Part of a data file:
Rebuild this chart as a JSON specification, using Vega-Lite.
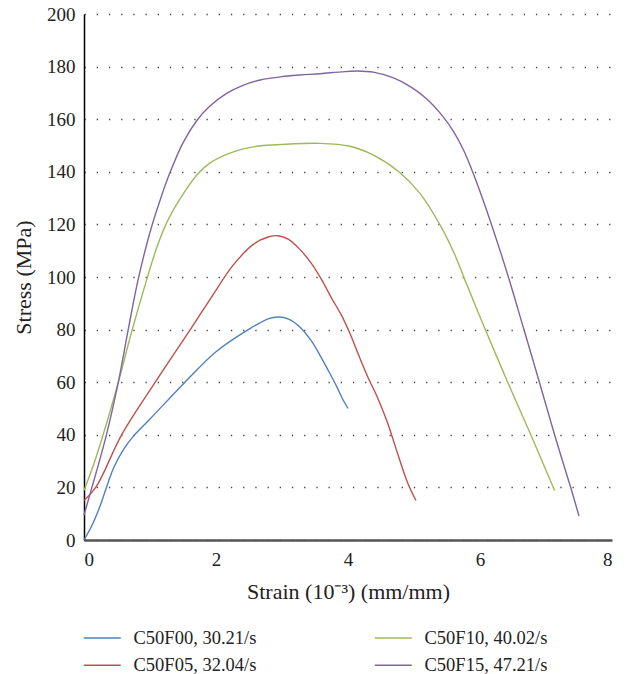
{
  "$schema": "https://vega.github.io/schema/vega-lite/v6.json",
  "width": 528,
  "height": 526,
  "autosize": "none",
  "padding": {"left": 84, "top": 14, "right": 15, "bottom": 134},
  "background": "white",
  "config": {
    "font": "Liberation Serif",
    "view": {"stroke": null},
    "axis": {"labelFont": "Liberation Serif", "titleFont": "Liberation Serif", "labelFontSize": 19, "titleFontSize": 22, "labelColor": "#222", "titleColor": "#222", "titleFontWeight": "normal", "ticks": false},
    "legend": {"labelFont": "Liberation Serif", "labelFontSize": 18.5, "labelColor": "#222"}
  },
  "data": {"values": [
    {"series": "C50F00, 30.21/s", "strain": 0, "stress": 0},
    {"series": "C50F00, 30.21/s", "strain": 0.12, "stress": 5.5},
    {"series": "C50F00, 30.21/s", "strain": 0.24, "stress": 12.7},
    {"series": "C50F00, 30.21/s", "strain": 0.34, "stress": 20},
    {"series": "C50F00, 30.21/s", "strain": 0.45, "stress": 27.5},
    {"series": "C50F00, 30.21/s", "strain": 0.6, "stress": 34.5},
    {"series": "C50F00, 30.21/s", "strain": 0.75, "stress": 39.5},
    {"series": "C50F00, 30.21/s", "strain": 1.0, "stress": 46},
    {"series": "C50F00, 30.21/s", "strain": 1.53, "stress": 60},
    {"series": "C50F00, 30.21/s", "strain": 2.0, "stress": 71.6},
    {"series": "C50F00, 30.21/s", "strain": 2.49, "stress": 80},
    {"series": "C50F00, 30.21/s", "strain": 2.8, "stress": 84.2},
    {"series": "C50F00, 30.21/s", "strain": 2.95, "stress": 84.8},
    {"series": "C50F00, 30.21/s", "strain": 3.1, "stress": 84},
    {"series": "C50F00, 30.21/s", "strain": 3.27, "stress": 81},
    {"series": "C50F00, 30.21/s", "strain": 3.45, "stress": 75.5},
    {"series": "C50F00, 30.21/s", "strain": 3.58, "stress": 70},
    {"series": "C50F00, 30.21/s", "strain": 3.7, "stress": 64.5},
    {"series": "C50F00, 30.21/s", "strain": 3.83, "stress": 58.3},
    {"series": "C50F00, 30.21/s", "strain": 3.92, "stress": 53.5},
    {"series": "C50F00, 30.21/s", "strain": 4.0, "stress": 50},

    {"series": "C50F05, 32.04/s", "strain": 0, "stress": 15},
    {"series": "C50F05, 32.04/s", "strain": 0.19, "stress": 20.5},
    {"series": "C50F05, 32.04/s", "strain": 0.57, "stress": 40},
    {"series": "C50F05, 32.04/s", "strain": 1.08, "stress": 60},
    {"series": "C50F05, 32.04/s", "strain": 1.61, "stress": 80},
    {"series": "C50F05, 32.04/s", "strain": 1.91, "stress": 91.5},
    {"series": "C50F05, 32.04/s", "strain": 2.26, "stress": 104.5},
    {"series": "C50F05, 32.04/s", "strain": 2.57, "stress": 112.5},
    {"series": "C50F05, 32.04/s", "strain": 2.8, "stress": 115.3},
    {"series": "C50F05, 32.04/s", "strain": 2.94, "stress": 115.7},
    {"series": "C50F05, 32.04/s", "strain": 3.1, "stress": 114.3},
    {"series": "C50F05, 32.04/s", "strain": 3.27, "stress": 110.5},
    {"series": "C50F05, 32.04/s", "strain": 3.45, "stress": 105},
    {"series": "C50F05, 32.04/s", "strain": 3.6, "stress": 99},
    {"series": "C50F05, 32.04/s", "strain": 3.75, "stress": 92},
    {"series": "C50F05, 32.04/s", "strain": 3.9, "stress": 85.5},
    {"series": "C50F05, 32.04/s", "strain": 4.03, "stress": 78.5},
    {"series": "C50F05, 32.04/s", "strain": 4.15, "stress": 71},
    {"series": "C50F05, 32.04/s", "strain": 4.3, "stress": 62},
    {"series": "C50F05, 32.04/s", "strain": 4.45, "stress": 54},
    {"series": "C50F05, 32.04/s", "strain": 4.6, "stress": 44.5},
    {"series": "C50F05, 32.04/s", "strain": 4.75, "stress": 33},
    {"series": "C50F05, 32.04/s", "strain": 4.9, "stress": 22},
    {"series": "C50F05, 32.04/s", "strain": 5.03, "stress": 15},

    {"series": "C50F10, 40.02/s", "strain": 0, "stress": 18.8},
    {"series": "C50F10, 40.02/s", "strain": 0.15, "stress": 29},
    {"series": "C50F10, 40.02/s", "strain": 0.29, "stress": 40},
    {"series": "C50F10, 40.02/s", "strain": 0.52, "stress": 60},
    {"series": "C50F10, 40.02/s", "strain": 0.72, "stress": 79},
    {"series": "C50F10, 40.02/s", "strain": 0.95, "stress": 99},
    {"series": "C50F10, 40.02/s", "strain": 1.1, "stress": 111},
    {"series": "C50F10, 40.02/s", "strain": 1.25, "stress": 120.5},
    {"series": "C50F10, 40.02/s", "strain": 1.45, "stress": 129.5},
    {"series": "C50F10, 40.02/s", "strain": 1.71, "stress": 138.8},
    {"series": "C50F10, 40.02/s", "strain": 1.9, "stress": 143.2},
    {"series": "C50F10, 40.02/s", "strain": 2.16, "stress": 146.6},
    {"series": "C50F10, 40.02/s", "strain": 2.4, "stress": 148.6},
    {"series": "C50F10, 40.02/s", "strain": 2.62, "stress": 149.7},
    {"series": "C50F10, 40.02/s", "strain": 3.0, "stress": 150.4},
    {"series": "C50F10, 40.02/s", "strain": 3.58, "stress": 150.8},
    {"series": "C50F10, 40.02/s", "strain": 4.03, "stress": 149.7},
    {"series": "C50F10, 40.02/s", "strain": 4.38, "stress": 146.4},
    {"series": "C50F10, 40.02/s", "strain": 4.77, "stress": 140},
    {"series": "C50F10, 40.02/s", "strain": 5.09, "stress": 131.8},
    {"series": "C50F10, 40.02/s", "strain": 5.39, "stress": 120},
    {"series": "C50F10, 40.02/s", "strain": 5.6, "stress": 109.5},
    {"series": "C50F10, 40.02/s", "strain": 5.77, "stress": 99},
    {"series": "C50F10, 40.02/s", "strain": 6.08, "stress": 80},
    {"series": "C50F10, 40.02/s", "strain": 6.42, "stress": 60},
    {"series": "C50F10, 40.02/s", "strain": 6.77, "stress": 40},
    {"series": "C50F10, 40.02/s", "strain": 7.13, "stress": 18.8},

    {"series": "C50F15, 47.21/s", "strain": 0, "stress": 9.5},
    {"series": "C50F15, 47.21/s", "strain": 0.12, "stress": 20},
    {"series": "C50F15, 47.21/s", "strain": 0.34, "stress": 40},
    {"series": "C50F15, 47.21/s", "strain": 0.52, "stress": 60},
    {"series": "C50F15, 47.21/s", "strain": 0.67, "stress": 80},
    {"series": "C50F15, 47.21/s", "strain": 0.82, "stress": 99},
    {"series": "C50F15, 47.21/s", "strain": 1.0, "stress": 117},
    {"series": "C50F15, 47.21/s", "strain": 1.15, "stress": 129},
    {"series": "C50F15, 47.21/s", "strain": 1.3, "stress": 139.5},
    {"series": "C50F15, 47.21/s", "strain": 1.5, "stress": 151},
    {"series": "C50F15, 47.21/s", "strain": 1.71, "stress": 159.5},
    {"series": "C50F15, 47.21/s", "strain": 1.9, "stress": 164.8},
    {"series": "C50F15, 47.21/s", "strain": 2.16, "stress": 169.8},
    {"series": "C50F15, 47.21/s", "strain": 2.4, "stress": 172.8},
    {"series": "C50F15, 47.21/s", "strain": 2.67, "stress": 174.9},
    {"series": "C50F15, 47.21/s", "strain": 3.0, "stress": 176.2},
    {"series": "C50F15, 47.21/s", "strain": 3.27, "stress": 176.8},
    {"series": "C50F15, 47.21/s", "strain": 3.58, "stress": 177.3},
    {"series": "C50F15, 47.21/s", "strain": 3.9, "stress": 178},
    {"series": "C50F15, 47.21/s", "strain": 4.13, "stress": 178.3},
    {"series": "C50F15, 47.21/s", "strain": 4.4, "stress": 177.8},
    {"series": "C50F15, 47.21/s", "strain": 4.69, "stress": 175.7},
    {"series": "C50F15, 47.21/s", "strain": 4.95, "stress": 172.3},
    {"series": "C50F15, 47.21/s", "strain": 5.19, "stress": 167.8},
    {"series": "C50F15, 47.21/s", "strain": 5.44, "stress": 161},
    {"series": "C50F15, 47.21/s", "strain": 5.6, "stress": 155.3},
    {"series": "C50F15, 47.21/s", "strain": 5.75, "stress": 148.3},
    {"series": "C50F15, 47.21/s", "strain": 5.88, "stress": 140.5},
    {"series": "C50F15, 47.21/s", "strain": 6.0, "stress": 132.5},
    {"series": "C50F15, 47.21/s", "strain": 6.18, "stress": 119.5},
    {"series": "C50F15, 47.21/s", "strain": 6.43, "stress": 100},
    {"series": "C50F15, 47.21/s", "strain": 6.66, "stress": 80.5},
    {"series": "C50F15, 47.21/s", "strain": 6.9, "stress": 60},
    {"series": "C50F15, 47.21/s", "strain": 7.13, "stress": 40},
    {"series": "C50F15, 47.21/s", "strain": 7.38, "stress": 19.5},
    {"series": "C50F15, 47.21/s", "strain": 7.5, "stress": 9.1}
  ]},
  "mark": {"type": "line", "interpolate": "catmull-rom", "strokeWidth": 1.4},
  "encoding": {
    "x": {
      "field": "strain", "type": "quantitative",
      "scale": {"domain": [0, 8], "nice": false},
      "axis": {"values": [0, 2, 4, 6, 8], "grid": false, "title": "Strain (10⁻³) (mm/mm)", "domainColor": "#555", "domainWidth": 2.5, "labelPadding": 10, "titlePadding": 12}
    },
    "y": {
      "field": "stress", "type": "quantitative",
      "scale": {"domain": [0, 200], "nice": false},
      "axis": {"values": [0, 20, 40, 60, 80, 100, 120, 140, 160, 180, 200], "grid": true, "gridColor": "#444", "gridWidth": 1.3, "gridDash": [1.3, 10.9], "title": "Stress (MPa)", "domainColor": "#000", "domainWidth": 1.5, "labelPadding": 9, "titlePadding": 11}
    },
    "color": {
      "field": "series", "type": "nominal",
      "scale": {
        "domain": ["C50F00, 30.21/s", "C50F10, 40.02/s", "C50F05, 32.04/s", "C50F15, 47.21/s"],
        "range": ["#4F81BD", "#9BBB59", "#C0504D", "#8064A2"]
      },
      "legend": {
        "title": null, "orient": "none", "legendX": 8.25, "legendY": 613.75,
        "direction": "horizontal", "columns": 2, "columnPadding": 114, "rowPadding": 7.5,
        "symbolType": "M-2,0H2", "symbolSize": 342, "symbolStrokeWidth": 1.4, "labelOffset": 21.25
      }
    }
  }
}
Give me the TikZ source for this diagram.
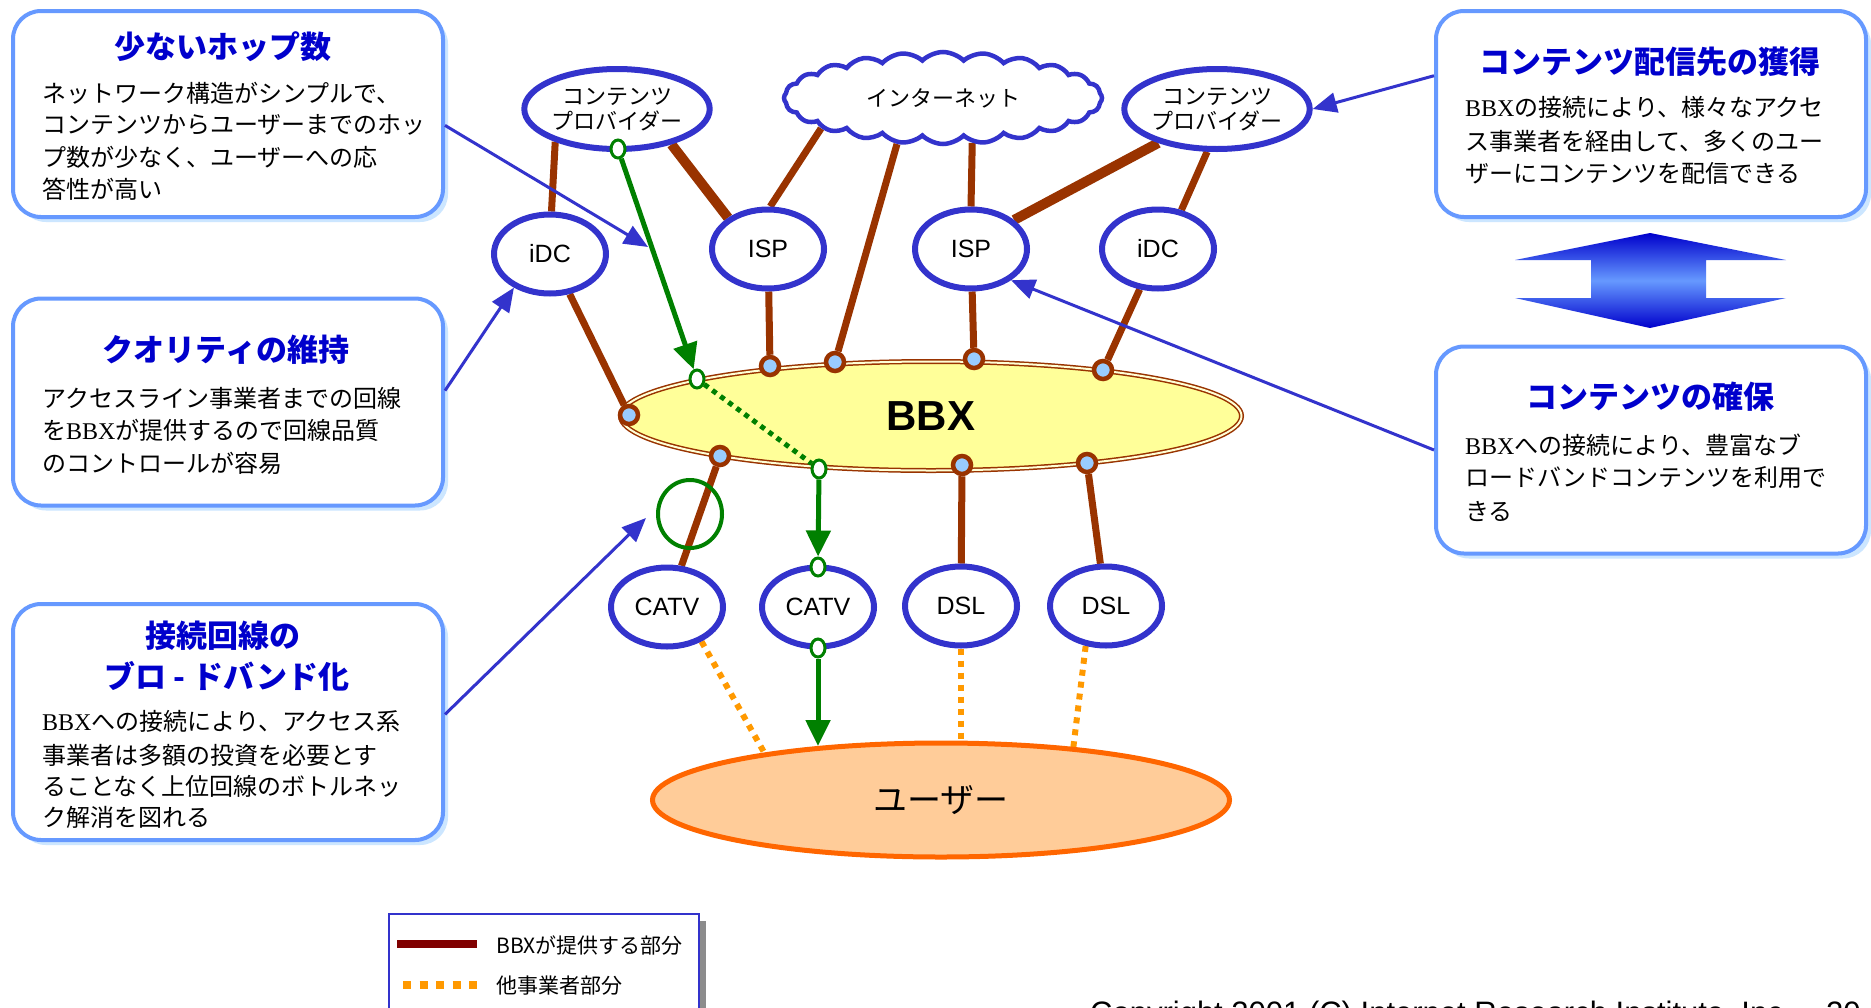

# TASK
Search the lines for "this". Copy each line that has it.

# EXERCISE ANSWER
Rebuild this chart as a JSON specification, using Vega-Lite.
Give me the TikZ source for this diagram.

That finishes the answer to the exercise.